Life goes on and on and on

 I know I have been rather quiet. There has been a lot going on but my want to write about it has been weak.

There have been some nice memorial services for Peter at various conventions. I was either there, or someone was kind enough to tape it. It is nice hearing all these stories about Peter and how people remember him. At the SDCC George Takei copped to the fact that the Jim Beam line in Oblivion was entirely of his doing. Something Peter has been saying for years only to get a “Yeah, sure Peter” in return.

The will is slowly moving forward. We can’t file it until we get a couple of signatures to complete the paperwork needed for the will. Meanwhile I am twiddling my thumbs waiting for other things to happen before I can pick up the trail and move my piece forward on the board of life.

I am, as I told my parents, two puppets behind. Those may get shelved as I move onto creating stock for our table at Dragon Con in the Pop Art section. A name came up that if I had known they were coming I would have gotten their puppet done. Also, this year I have a costume I must build for myself for my brother’s Addam’s family reunion. I have the pants and the shirt. I need a vest, swallow tailcoat, and boot covers.

I miss Joann’s so much right now. I can’t run out and get some fabric. I have found a quilting store near me that has cotton fabric. I know some Micheals have fabric counters. I hear that Walmart and Target have fabric in some of their stores. Right now, what I need is simple things like black lining and buttons. I do have one set I need but am scratching my head where I am going to get the rest. We are supposed to have buttons at our Michaels location. They haven’t come in yet. Apparently, Micheals bought Joann’s materials, and we are starting to get it into our store.

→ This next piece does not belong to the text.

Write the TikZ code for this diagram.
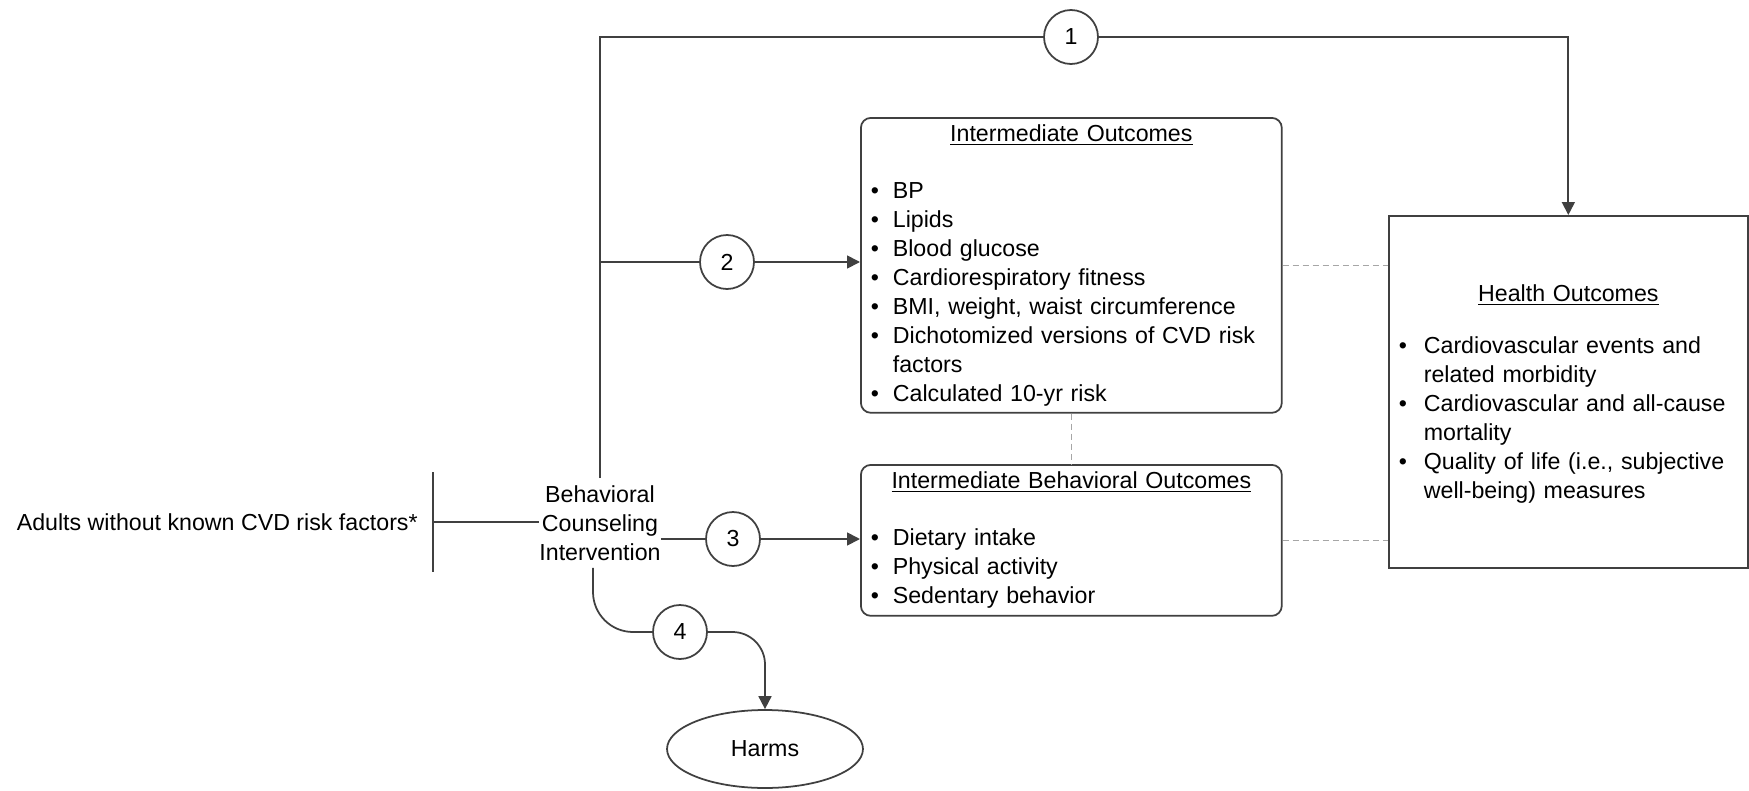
\documentclass[tikz,border=0pt]{standalone}
\usepackage{fontspec}
\setmainfont{Liberation Sans}
\usetikzlibrary{arrows.meta,positioning,shapes.geometric}

\newcommand{\diagfont}{\fontsize{13.2pt}{16.5pt}\selectfont}
% one bullet line, optional width of the bullet column
\newcommand{\bul}[2][0.44cm]{\par\hangindent=#1\hangafter=1\noindent\makebox[#1][l]{\textbullet}#2\par}

\begin{document}
\begin{tikzpicture}[
    x=0.02cm, y=-0.02cm,
    font=\diagfont,
    line/.style={draw=black!75,line width=1pt},
    outbox/.style={line,inner xsep=0.2cm,inner ysep=0pt,align=left,anchor=north west},
    numcirc/.style={line,circle,minimum size=1.08cm,inner sep=0pt},
    dashline/.style={gray!70,line width=0.6pt,dash pattern=on 3.4pt off 2.3pt},
    >={Triangle[length=0.26cm,width=0.26cm]}]
  \useasboundingbox (0,0) rectangle (1749,791);

  % population and intervention
  \coordinate (bar) at (433,522);
  \node[inner sep=0pt,left=0.3cm of bar] (adults) {Adults without known CVD risk factors*};
  \node[align=center,inner xsep=0pt,inner ysep=0.14cm] (interv) at (600,523) {Behavioral\\Counseling\\Intervention};

  % outcome boxes
  \node[outbox,rounded corners=0.2cm,text width=8.02cm,text height=0.48cm,text depth=5.42cm] (inter) at (860,117) {%
    {\centering\underline{Intermediate Outcomes}\par}\vspace{0.56cm}%
    \bul{BP}\bul{Lipids}\bul{Blood glucose}\bul{Cardiorespiratory fitness}%
    \bul{BMI, weight, waist circumference}%
    \bul{Dichotomized versions of CVD risk\newline factors}%
    \bul{Calculated 10-yr risk}};
  \node[outbox,rounded corners=0.2cm,text width=8.02cm,text height=0.48cm,text depth=2.54cm] (behav) at (860,464) {%
    {\centering\underline{Intermediate Behavioral Outcomes}\par}\vspace{0.56cm}%
    \bul{Dietary intake}\bul{Physical activity}\bul{Sedentary behavior}};
  \node[outbox,text width=6.78cm,text height=1.72cm,text depth=5.32cm] (health) at (1388,215) {%
    {\centering\underline{Health Outcomes}\par}\vspace{0.46cm}%
    \bul[0.5cm]{Cardiovascular events and\newline related morbidity}%
    \bul[0.5cm]{Cardiovascular and all-cause\newline mortality}%
    \bul[0.5cm]{Quality of life (i.e., subjective\newline well-being) measures}};
  \node[line,ellipse,minimum width=3.92cm,minimum height=1.56cm] (harms) at (765,749) {Harms};

  % key questions
  \node[numcirc] (c1) at (1071,37) {1};
  \node[numcirc] (c2) at (727,262) {2};
  \node[numcirc] (c3) at (733,539) {3};
  \node[numcirc] (c4) at (680,632) {4};

  \draw[line] (bar) ++(0,-50) -- ++(0,100);
  \draw[line] (bar) -- (bar -| interv.west);
  \draw[line] (interv.north) |- (c1);
  \draw[line,->] (c1) -| (health.north);
  \draw[line] (interv.north |- c2) -- (c2);
  \draw[line,->] (c2) -- (c2 -| inter.west);
  \draw[line] (c3 -| interv.east) -- (c3);
  \draw[line,->] (c3) -- (c3 -| behav.west);
  \draw[line,rounded corners=0.8cm] ([xshift=-0.14cm]interv.south) |- (c4);
  \draw[line,->,rounded corners=0.65cm] (c4) -| (harms.north);

  % links between outcomes
  \draw[dashline] (inter.south) -- (behav.north);
  \draw[dashline] (inter.east) -- (inter.east -| health.west);
  \draw[dashline] (behav.east) -- (behav.east -| health.west);
\end{tikzpicture}
\end{document}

Today I think it is going to be vest and heads since I finally found my puppet eyeballs, I have been looking for over a month. I need to balance my costume and the stock I need to build for DragonCon.

We have a table in the Pop Art Alley. Caroline and her roommate are selling their art, and I will be selling puppets including just puppet bodies that can be turned into your own personal puppet. Then there are the puppet heads. Just heads. Come on by and say Hi. I’ll post the number when I know it.

I need to clean up from the previous project before starting the next one. That and cat boxes need to be cleaned as does their water bowls.

I am grateful for a peaceful mind.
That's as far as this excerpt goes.